- Nickname: West Door Of Chennai
- Maduravoyal Maduravoyal (Chennai) Maduravoyal Maduravoyal (Tamil Nadu) Maduravoyal Maduravoyal (India)
- Coordinates: 13°03′56″N 80°09′39″E﻿ / ﻿13.065600°N 80.160800°E
- Country: India
- State: Tamil Nadu
- District: Chennai District
- Taluk: Maduravoyal
- Metro: Chennai

Government
- • Body: Greater Chennai Corporation
- Elevation: 36 m (118 ft)

Population (2011)
- • Total: 86,195

Languages
- • Official: Tamil
- Time zone: UTC+5:30 (IST)
- PIN: 600095
- Vehicle registration: TN-12
- Planning agency: CMDA
- Civic agency: Greater Chennai Corporation
- Website: www.chennai.tn.nic.in

= Maduravoyal =

Maduravoyal is a residential neighbourhood located in the west of Chennai, India. As of 2011, the town had a population of 86,195.

Maduravoyal also has a name as "ettam kal" (8th mile), so it could be famous in British Period too, it is exactly 12.87 km from Chennai Harbour, and Maduravoyal located 3 km from the west of Koyambedu area which is a major hub of activity in Chennai City. Maduravoyal became a part of Greater Chennai Corporation in 2009 city expansion order passed by the state government. Nearby areas include Nerkundram, Mogappair, Nolambur, Vanagaram, Athipet, Ayanambakkam, Valasaravakkam, Alapakkam and Porur.

The second phase of Chennai Bypass cuts through Maduravoyal to reach the northern borders of Chennai. Maduravoyal noticed a rapid developed and sudden increase in property prices ever since the Maduravoyal Junction with the cloverleaf interchange (flyover) became operational.

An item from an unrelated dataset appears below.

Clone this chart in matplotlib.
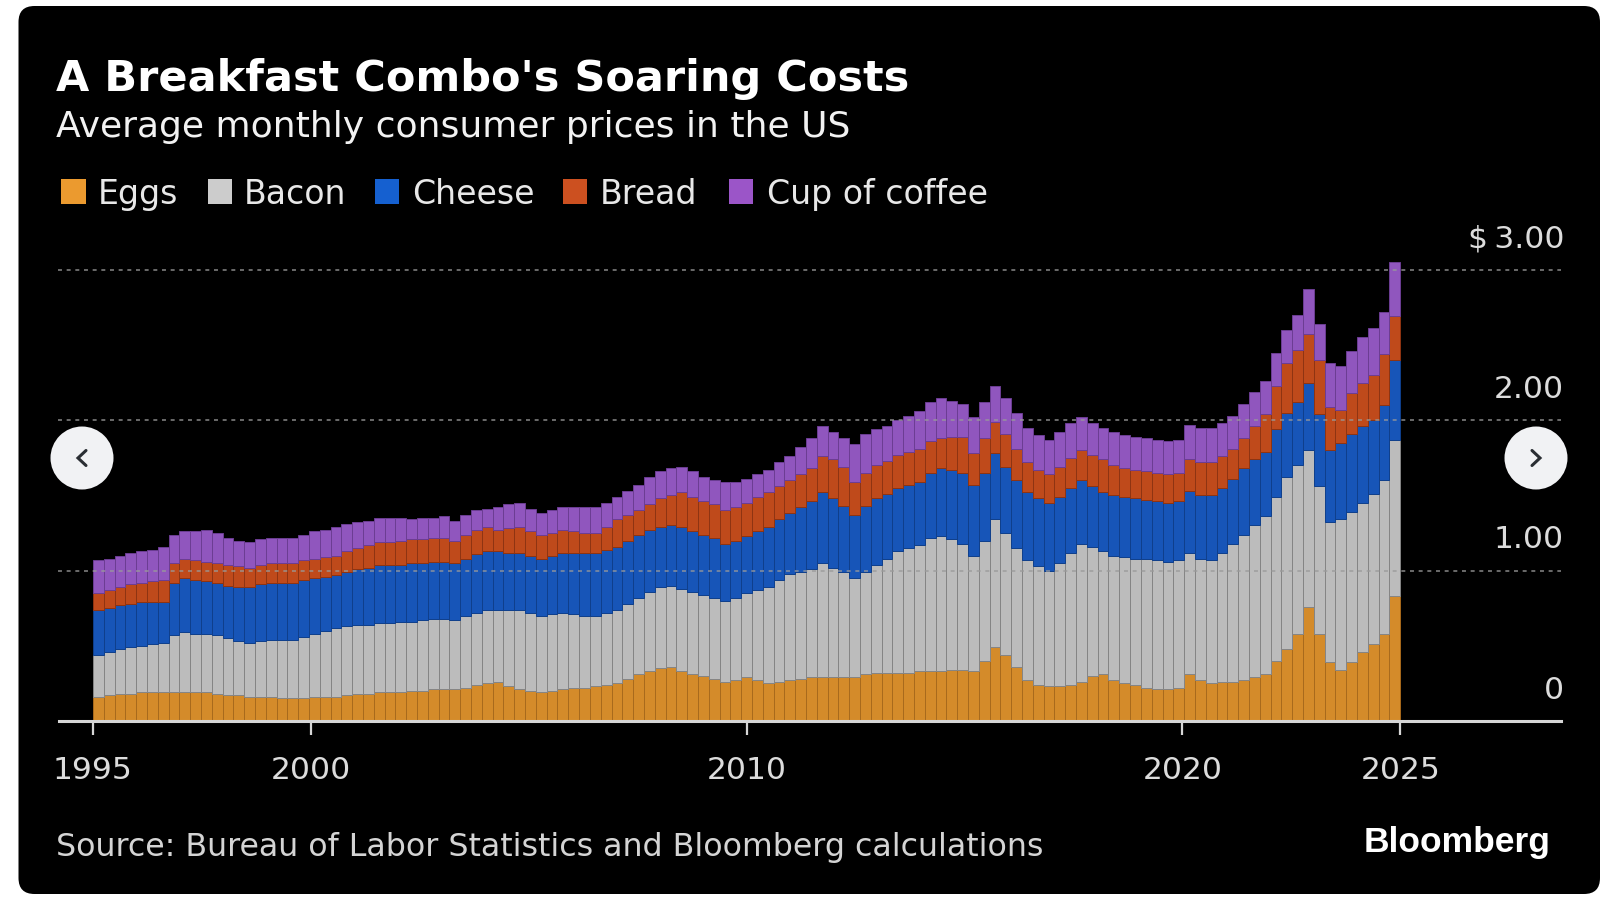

In January 2009, the then Prime Minister, Manmohan Singh laid the foundation stone for the Chennai Port – Maduravoyal Expressway, a 19-kilometre-long (12 mi) elevated express-way project by National Highways Authority of India (NHAI).

==Demographics==

According to 2011 census, Maduravoyal had a population of 86,195 with a sex-ratio of 993 females for every 1,000 males, much above the national average of 929. A total of 10,392 were under the age of six, constituting 5,277 males and 5,115 females. Scheduled Castes and Scheduled Tribes accounted for 13.58% and 0.36% of the population respectively. The average literacy of the town was 77.04%, compared to the national average of 72.99%. The town had a total of 21,623 households. There were a total of 33,208 workers, comprising 234 cultivators, 130 main agricultural labourers, 417 in house hold industries, 29,614 other workers, 2,813 marginal workers, 32 marginal cultivators, 25 marginal agricultural labourers, 78 marginal workers in household industries and 2,678 other marginal workers. As per the religious census of 2011, Maduravoyal (M) had 89.47% Hindus, 4.11% Muslims, 5.93% Christians, 0.05% Sikhs, 0.02% Buddhists, 0.07% Jains, 0.34% following other religions and 0.01% following no religion or did not indicate any religious preference.